Crochet Basics: Common Questions & Answers
Hello, my dear crocheters! I keep answering some of the most common questions you have and to anticipate some questions you didn’t know you had about working with color in crochet. Today I invite you to learn how to change colors within a row or round, why the color changes might look messy, how to incorporate two or more colors on the same row or round, what to do if yarn gets tangled on the wrong side when you work with colors, and more. I hope that this information will lead you down the road to gaining the confidence needed for good crocheting. And I hope you will find solutions to every problem you’ll ever face in crochet.
Question 1. How do I change colors within a row or round?
Follow this procedure on the last stitch before you want the new color to start:
Work until there are two loops on the hook. Leaving a tail of about 6" of the new color, yarnover with the new color.
2. Pull through both remaining loops on hook. Now continue working in the new color.
Question 2. Why do my color changes look messy?
Make sure you are starting the new color soon enough; that is, when there are still two loops of the old color left on the hook. Do this even at the end of a row/round, when the first stitch of the next row/round will be in a new color. Or for an even nicer color change at the end of a row/round, fasten off the old color and start the new color with a standing stitch. If you have been securing the tail of the old color by working over it in the new color stitches, you may be getting some telltale color showing through. Wait until the piece is finished to worry about those ends, then work the tails into the back of the same-color stitches.
You could be having problems with the tension on the old and new stitches; if so, simply adjust the size of the stitches when you weave in the ends.
Question 3. How to incorporate two or more colors on the same row or round?
Work with only one color per stitch. The challenge is what to do with the other color. The solution depends on how far the other yarn has to travel to its next stitch. You «may carry the unused yarn loosely across the back of the work (called stranding), catch it behind/under the stitches you are working, or drop it and start a new length of yarn for each section of color (called intarsia).
Question 4. What is intarsia? How to work it?
Intarsia uses separate lengths of yarn for each section of color. Start by determining how many different color sections you will be working across the row, and cut a corresponding number of yarn lengths in the appropriate color. The length of each separate yarn may vary based on the area to be stitched. Work in the first color (Color A) as indicated, then drop color A and begin the next color (Color B), allowing Color A to hang on the wrong side. When you have completed the B section, start with a new, separate length of Color A (or the next color), and continue across the row, using a separate piece of yarn for each color section. On the following row, the color or yarn you need should be waiting there for you to pick up as you come to each color change. If you prefer, you can work from full balls of yarn rather than shorter strands, but take care to rearrange the yarns as needed to prevent them from tangling. Remember to start each new color on the last “yarnover, pull through” step of the old color to avoid color bleed.

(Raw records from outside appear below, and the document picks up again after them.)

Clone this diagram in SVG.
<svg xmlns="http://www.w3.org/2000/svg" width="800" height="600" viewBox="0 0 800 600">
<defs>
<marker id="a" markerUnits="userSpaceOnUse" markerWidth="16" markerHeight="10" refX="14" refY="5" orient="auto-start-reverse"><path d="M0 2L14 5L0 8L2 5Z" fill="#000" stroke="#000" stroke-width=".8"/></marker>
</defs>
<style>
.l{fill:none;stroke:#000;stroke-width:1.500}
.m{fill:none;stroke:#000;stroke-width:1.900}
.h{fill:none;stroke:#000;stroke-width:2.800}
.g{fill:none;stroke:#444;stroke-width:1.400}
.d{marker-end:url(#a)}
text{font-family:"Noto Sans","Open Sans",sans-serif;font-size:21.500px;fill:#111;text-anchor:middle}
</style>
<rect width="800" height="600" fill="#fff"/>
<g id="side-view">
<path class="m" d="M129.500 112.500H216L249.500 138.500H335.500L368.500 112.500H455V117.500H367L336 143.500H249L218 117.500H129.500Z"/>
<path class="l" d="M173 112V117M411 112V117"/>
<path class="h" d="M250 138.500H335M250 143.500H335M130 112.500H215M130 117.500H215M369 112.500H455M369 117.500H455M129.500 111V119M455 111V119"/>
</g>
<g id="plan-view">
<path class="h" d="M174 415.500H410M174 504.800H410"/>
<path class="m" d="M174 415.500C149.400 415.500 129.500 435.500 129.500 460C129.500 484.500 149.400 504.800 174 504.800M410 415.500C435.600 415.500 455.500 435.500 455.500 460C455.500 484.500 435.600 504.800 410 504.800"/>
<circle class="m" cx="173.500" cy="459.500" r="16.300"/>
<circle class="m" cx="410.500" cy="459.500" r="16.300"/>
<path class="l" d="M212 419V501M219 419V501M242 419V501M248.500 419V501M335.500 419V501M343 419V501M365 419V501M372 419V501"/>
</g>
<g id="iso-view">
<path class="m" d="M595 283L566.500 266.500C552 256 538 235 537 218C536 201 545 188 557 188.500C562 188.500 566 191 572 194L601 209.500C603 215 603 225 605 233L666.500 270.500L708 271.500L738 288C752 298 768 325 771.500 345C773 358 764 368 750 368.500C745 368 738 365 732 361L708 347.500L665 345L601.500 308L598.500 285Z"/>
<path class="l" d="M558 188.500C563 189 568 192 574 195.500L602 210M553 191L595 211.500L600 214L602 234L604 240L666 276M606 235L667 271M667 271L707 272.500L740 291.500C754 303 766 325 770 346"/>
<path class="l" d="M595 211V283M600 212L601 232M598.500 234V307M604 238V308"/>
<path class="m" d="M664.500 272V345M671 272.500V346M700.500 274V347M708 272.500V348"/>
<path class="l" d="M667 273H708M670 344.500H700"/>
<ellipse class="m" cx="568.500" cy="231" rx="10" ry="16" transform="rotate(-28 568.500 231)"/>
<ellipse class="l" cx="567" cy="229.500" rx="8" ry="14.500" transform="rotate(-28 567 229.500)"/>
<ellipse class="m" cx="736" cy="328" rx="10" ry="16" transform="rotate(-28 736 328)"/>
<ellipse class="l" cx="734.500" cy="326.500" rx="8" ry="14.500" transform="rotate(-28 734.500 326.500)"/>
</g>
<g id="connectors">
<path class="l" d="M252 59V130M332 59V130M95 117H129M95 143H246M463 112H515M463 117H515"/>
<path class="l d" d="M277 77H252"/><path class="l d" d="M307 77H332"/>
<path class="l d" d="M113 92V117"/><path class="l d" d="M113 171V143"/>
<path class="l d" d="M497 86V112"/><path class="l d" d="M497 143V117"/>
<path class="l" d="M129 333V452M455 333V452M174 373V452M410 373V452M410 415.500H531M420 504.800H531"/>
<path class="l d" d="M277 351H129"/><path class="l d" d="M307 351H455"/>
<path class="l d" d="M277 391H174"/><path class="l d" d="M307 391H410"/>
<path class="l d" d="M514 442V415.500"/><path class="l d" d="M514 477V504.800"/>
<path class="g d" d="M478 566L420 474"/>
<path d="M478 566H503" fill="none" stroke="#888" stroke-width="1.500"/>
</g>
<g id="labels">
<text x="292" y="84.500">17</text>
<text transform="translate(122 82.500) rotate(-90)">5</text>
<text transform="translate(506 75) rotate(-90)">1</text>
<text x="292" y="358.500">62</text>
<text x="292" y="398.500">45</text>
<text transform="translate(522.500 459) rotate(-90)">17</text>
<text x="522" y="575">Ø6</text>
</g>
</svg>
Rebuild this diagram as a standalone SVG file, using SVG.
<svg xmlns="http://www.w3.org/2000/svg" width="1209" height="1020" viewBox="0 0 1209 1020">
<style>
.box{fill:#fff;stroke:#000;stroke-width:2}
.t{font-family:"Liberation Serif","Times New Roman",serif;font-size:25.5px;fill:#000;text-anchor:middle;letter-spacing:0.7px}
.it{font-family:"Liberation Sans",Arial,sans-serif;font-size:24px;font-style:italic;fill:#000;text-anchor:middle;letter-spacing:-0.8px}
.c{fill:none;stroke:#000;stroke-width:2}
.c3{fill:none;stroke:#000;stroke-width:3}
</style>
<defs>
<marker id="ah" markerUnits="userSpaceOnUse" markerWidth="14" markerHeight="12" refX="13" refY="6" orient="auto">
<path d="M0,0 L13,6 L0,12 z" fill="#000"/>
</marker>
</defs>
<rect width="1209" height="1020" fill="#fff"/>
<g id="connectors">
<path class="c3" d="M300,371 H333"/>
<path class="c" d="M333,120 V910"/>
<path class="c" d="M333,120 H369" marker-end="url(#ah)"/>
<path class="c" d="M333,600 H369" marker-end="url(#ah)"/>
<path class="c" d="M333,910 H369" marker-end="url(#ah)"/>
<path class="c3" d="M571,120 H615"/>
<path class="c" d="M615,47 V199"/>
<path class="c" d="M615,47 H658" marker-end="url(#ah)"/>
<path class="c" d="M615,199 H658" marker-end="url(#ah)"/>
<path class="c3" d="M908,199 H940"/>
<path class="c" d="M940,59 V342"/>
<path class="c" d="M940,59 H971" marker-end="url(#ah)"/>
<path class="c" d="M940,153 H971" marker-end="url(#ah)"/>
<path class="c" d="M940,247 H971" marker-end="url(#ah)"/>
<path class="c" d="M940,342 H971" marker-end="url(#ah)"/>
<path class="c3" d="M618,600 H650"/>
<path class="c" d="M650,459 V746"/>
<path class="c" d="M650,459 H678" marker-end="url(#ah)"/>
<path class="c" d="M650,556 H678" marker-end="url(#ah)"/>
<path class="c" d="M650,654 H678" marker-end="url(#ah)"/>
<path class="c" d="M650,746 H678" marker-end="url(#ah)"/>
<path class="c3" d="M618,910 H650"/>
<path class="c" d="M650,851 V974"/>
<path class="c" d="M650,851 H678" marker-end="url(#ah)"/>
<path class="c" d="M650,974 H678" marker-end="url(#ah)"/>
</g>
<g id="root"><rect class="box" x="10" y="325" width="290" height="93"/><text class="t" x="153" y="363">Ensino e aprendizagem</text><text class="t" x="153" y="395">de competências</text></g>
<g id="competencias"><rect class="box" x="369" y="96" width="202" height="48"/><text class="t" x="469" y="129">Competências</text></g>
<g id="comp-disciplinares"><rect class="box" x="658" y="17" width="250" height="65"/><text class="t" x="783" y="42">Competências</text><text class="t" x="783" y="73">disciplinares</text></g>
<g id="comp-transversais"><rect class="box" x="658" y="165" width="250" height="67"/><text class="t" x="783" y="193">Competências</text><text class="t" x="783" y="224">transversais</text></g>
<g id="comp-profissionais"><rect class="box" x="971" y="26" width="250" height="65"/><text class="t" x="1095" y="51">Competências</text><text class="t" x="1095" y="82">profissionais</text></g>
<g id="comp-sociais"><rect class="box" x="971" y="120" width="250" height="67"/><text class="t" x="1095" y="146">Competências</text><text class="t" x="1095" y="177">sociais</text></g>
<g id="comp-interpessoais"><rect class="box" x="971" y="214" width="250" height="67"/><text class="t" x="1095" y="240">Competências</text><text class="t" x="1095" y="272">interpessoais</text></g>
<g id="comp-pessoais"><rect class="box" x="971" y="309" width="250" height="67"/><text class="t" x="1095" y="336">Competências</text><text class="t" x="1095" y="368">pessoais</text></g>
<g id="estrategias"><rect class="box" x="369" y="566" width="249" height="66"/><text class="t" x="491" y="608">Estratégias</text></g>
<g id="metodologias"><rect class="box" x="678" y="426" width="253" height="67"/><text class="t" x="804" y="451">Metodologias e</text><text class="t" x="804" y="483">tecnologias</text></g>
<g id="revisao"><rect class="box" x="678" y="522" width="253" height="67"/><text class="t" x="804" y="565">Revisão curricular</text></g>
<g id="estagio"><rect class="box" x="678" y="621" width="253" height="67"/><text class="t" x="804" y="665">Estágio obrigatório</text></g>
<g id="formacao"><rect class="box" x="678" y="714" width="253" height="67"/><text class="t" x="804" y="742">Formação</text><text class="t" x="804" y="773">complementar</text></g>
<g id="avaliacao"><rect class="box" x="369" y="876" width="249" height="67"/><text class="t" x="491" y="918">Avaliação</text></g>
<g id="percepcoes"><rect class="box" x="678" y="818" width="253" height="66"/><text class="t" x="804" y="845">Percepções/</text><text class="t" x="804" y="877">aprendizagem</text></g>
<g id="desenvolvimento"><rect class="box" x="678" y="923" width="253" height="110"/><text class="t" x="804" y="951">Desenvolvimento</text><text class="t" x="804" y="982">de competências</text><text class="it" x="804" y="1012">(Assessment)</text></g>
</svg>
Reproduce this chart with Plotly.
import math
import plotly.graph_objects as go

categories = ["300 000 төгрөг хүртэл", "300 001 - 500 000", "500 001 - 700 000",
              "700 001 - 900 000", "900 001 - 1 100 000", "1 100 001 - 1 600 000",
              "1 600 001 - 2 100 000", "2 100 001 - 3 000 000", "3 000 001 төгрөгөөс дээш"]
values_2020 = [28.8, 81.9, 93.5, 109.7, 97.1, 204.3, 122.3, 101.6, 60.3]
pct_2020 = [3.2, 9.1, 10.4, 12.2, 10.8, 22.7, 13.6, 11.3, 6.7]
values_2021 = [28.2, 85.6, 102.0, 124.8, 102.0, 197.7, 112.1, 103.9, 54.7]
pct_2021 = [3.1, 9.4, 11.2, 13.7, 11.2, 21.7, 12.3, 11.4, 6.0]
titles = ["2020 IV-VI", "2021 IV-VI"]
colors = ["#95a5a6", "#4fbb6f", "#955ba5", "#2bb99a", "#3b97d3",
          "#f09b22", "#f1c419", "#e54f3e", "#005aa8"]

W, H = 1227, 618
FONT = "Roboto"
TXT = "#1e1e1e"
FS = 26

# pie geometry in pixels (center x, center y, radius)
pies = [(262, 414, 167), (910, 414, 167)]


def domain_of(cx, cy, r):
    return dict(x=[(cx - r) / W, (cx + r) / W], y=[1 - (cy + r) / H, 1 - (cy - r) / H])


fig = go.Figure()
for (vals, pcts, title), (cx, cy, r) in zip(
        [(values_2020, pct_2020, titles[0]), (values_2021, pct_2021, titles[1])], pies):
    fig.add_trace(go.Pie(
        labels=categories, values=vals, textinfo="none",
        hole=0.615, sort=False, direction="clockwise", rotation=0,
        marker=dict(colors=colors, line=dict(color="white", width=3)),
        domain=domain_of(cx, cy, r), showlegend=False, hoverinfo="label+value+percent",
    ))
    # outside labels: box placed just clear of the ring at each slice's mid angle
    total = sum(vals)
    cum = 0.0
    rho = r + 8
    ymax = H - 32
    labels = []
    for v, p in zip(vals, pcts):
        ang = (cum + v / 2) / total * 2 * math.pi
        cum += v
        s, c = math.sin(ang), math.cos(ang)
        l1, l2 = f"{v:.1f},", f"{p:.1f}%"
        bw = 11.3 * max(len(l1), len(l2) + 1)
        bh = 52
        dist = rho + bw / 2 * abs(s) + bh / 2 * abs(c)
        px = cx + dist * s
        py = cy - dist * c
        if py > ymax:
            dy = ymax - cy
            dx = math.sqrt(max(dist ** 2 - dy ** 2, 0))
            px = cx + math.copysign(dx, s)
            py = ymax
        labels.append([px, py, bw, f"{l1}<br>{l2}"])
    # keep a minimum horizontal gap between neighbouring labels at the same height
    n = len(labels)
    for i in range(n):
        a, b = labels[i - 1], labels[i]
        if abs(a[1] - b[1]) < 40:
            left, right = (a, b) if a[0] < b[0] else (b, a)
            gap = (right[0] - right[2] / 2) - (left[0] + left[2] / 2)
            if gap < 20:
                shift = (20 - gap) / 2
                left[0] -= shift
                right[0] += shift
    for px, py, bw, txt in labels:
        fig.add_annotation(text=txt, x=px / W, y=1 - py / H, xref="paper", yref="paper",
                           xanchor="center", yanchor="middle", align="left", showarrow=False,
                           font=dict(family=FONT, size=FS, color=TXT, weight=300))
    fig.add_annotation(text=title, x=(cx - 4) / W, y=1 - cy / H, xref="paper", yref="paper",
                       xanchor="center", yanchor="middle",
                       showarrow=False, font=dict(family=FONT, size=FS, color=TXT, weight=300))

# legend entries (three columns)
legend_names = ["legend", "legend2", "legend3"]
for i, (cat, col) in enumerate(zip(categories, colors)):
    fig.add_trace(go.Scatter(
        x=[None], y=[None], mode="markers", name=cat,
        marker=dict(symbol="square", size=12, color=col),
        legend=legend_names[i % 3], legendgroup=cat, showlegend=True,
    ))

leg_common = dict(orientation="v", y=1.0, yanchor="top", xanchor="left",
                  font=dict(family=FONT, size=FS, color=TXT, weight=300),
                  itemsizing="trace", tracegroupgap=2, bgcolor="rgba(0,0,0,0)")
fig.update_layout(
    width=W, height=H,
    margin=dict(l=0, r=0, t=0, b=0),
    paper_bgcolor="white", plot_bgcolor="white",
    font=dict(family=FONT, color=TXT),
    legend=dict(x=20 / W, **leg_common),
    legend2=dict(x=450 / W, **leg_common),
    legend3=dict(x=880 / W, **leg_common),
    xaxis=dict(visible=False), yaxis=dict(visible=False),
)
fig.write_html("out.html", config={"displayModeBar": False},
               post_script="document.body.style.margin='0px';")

Question 5. My yarn gets tangled on the wrong side when I work with colors. Am I doing something wrong?
You aren’t doing anything wrong; it’s just a feature of some types of color work. Some crocheters wind lengths of yarn onto yarn bobbins to make the yarns more manageable. Others prefer to cut long lengths of yarn and allow them to hang out and look messy on the wrong side of the work, pulling each strand free of its brothers as they work (my favorite). Still others prefer to use one of several types of commercially made yarn holders.
If you alternate the way you turn the work at the end of each row (clockwise one time, counterclockwise the next) the colors will untwist themselves every other row. This only works, however, if you don’t twist the colors when you pick up a new color; just drop the old color and hold it to the right (Lefties: to the left) when you pick up the new color.
Question 6. Why does my fabric pucker when I’m working with different colors?
You are pulling the yarn floats too tightly across the back of the fabric. Take care to allow plenty of slack as the unused yarn travels across the back of the stitches. You may want to use one of the other color methods instead.
Question 7. Can I carry unused yarns up the side of the fabric?
If the yarn doesn’t have to travel very far (no more than a few rows), it’s fine to carry an unused yarn up the side of a piece. Make sure you keep it loose, and catch it once or twice in a turning chain. However, cut the yarn and start it again if you are using lots of different colors. If carried vertically, several yarns together create too much seam bulk.